If all of the above fails then you may have to look at modifying the code to add more logging information.
An important thing I try and drill into engineers is that during this stage it is very important that you keep detailed information of what you are doing written down somewhere - preferably attached to the issue report in the issue tracking system.
If you have not found the cause then don't continue reading go back and identify the cause. Once you are confident that the cause has been identified then you can fix it. This may involve modifying code, configuration data, or data in the database. if a code change is required. Be careful that you don't break anything else. You should do at least one of the following to test the solution:
- Run all of your regression tests
- Have the code change inspected by some one else
- Test the system again with the change in place and then without the change to confirm that the "fix" does resolve the issue.

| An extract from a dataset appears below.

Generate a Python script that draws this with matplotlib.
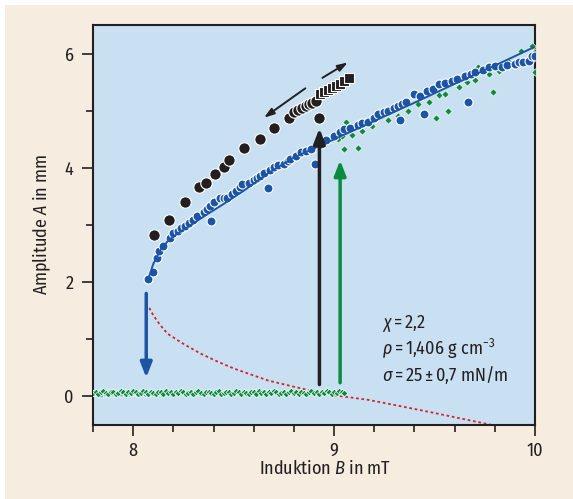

With the solution implemented and tested and hopefully deployed there is one remaining step - document the solution. Doing this will:
Save time later if a similar issue occurs - It should give others information on what to look for as the cause of the issue.
Prevent other similar issues occurring - If you have spotted a coding problem that may be present in other systems or
So hopefully following this strategy will make you more efficient when confronted with hard problems on production systems.